Romans 10:9 [I]f thou shalt confess with thy mouth the Lord Jesus, and shalt believe in thine heart that God hath raised him from the dead, thou shalt be saved.

Once saved, we are always saved, because:

When we are “born again” (John 3: 3-8) by confessing and turning away from sin, and by placing our faith in the death, burial and resurrection of Jesus as the only way to Heaven, we are indwelled by and sealed with the Holy Spirit (2 Timothy 1:13-14; Ephesians 2: 22).

We did nothing to merit or earn our salvation, and there is nothing we (or anyone or anything) can do to lose it or take it away, provided it was a genuine, heartfelt spiritual rebirth (Ephesians 2:8-9).

We are in the double grip of eternal security – Christ holding us tightly within His hand, which is held tightly within the Father’s hand (John 10:27-29).

No sin, past, present or future, and no trick or trap of Satan or his demons or of evil men – nothing --could cause us to lose our salvation (Romans 8:38-39).

When we are born again, we are a new creation in Christ (2 Corinthians 5:17). One of the paradoxes of the Christian life is that we must die to truly live (1 Corinthians 15: 36-38). As we trust Christ as our Savior and turn away from our sins, we die daily to our flesh, that is, our sin nature, that would control us (Romans 6:6-14). We must fight this spiritual battle between our sin nature and the indwelling Holy Spirit by putting on the whole armor of God (Ephesians 6:11-17). The change that He began in us at the moment of salvation He will continue until He brings us home (Philippians 1:6).

Before the beginning of the world, God knew who would be saved by accepting His amazing offer of eternal life by grace through faith (Ephesians 1:3-15), yet the mystery is that He did so without taking away our free will to choose eternal life in Christ or to reject Him and suffer eternal death in hell. God makes no mistakes, and if we could lose our salvation, His foreknowledge would have been wrong. 

Romans 8 describes the domino effect of God’s foreknowledge: because of it, He has predestined believers to be like Christ, justified (made “just as if” we had never sinned), and glorified. Because of that, we are beyond condemnation: God is for us, so who can be against us? (Romans 8:29-37).

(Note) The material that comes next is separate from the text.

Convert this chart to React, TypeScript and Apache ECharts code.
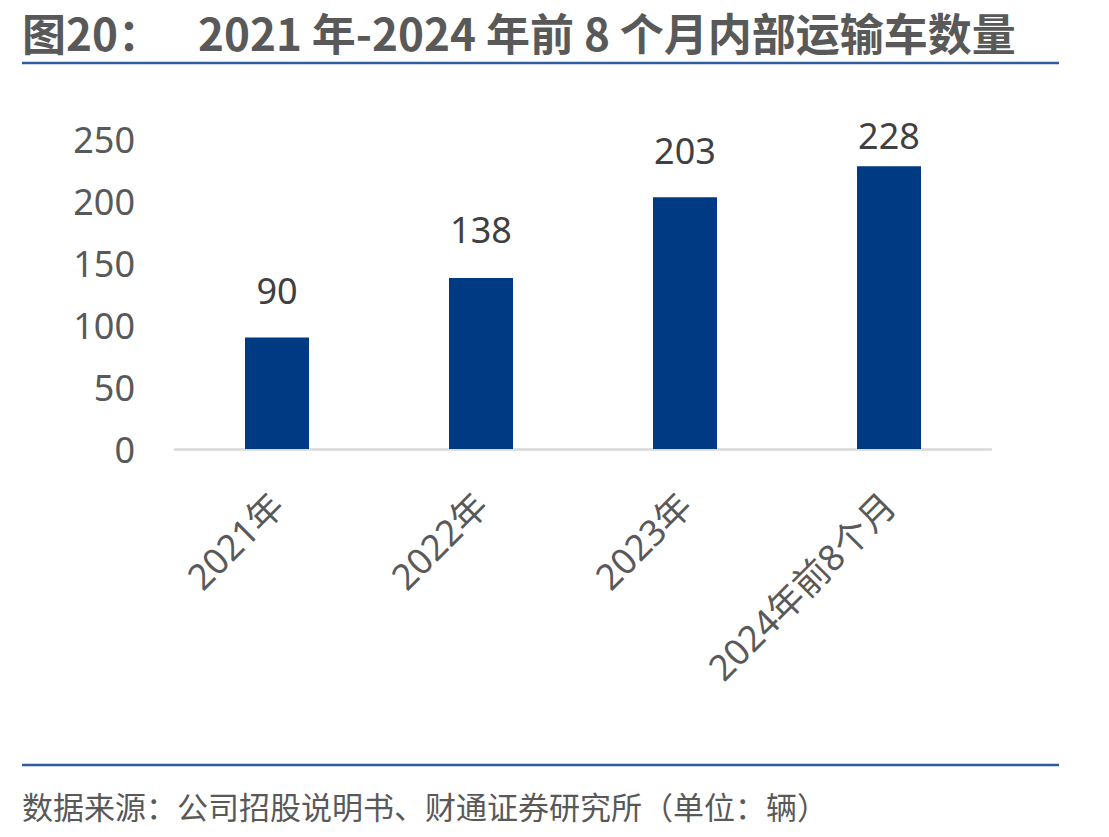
import React, { useEffect, useRef } from "react";
import * as echarts from "echarts";

const categories = ["2021年", "2022年", "2023年", "2024年前8个月"];
const values = [90, 138, 203, 228];
const labelDistances = [29, 30, 29, 13];
const yTicks = { min: 0, max: 250, interval: 50 };

const titleLead = "图20：";
const titleText = "2021 年-2024 年前 8 个月内部运输车数量";
const sourceText = "数据来源：公司招股说明书、财通证券研究所（单位：辆）";

export default function App() {
  const ref = useRef<HTMLDivElement>(null);
  useEffect(() => {
    document.body.style.margin = "0";
    const chart = echarts.init(ref.current!, null, { renderer: "svg" });
    const cjk = "'Noto Sans CJK SC', 'Noto Sans', sans-serif";
    const num = "'Noto Sans', 'Open Sans', 'Noto Sans CJK SC', sans-serif";
    chart.setOption({
      animation: false,
      backgroundColor: "#ffffff",
      grid: { left: 175, right: 118, top: 139, bottom: 388, containLabel: false },
      xAxis: {
        type: "category",
        data: categories,
        axisLine: { show: true, lineStyle: { color: "#D9D9D9", width: 2.5 } },
        axisTick: { show: false },
        axisLabel: {
          rotate: 45,
          margin: 50,
          interval: 0,
          color: "#595959",
          fontSize: 36,
          fontFamily: num,
        },
      },
      yAxis: {
        type: "value",
        min: yTicks.min,
        max: yTicks.max,
        interval: yTicks.interval,
        splitLine: { show: false },
        axisLine: { show: false },
        axisTick: { show: false },
        axisLabel: { color: "#595959", fontSize: 36, margin: 40, fontFamily: num },
      },
      series: [
        {
          type: "bar",
          barWidth: 64,
          itemStyle: { color: "#003A82" },
          data: values.map((v, i) => ({
            value: v,
            label: { distance: labelDistances[i] },
          })),
          label: {
            show: true,
            position: "top",
            color: "#404040",
            fontSize: 36,
            fontFamily: num,
          },
        },
      ],
      graphic: [
        {
          type: "text",
          x: 22,
          y: 32,
          style: {
            text: titleLead,
            fontSize: 44,
            fontWeight: "bold",
            fill: "#595959",
            fontFamily: cjk,
            align: "left",
            verticalAlign: "middle",
          },
        },
        {
          type: "text",
          x: 198,
          y: 32,
          style: {
            text: titleText,
            fontSize: 44,
            fontWeight: "bold",
            fill: "#595959",
            fontFamily: cjk,
            align: "left",
            verticalAlign: "middle",
          },
        },
        {
          type: "line",
          shape: { x1: 22, y1: 63, x2: 1059, y2: 63 },
          style: { stroke: "#2E5C9E", lineWidth: 2.5 },
        },
        {
          type: "line",
          shape: { x1: 22, y1: 765, x2: 1059, y2: 765 },
          style: { stroke: "#2E5C9E", lineWidth: 2.5 },
        },
        {
          type: "text",
          x: 22,
          y: 805,
          style: {
            text: sourceText,
            fontSize: 31,
            fill: "#595959",
            fontFamily: cjk,
            align: "left",
            verticalAlign: "middle",
          },
        },
      ],
    });
    return () => chart.dispose();
  }, []);
  return <div ref={ref} style={{ width: 1109, height: 837 }} />;
}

God saved us for a purpose, and each of us is fitted into His body as precisely as a stone block is fitted into a cathedral vault. If one could lose their salvation, the building would fall apart (Ephesians 2: 18-22).

Although we must daily fight the battle between sin, which ultimately results in death (Romans 6:23), and the new, abundant life we received at the moment of salvation through the indwelling Holy Spirit, Jesus Christ has won the war on our behalf. We know how it will all turn out; we can look forward not only to the Rapture but to His glorious appearing as we return to earth with Him to fight the Battle of Armageddon; and we can stand victorious on His promise of eternal life.

He has permanently conquered sin and death for all who trust in Him as Lord and Savior (1 Cor: 15:20-22; 55-57). Praise God for His amazing love, mercy and grace, allowing us to choose salvation through faith in His Son!  Praise God that He securely keeps that gift for us forever!